Somali expert Ken Menkhaus of Davidson College also testified, saying al-Shabaab may have hit its "high water mark in 2008" in battling the recent Ethiopian occupation in Somalia. "In the eyes of most Somalis," he says, "Shabaab was a legitimate national resistance to a foreign occupation. Shabaab was seen by many Somalis as freedom fighters, not terrorists, even by Somalis who found their radical policies appalling and their rumored links to al-Qaida very worrisome."
Al-Shabaab has said it would target American interests, following direct US attacks on its leadership. It's considered the most powerful armed group in Somalia.
However, Menkhaus says, "Recent developments are working against Shabaab." These include the withdrawal of Ethiopian troops, the resignation of an unpopular president and the Djibouti peace accord. This has led to a greater voice from moderates. Menkhaus says, "Shabaab has been deprived of its major raison d'etre and now faces growing resistance from Somali militias allied with the new unity government. Shabaab also faces internal divisions, including tensions between hardcore members and those who joined the cause mainly to rid their country of a foreign occupation. Put another way, not all Shabaab members are committed jihadists, making it problematic to label the entire group terrorists," he says.

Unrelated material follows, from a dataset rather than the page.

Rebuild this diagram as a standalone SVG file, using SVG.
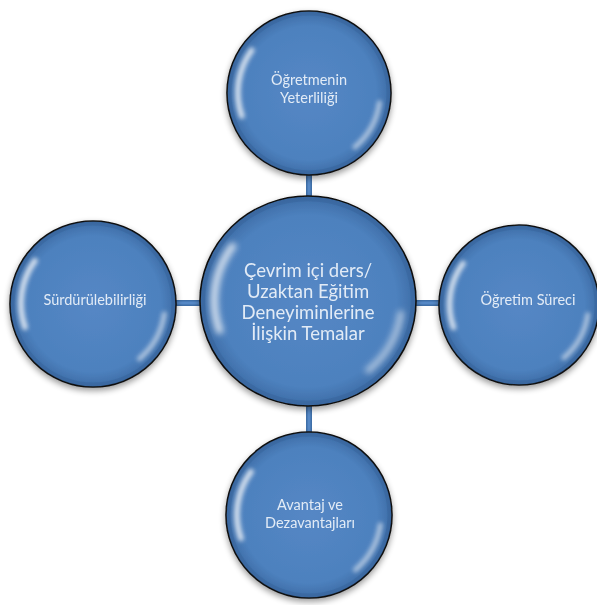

He says there is such a strong link now between Somalis in Somalia and those in the Diaspora that "extensive travel to Somalia and financial and other interactions by Somali-Americans with their home country should not constitute, therefore, a high risk profile."
Menkhaus says there are more than
enough young armed men available for recruits in Somalia itself, without
al-Shabaab recruiting in the United States. But he says there are other
reasons, such as Somali-Americans' familiarity with computers and the Internet.
He also says a "young Diaspora recruit is upon arrival in Somalia entirely cut
off socially and therefore, in theory, easier to isolate, indoctrinate and control
for the purpose of executing suicide bombings. Were this not the case it would
be much less risky and expensive for Shabaab to simply recruit locals."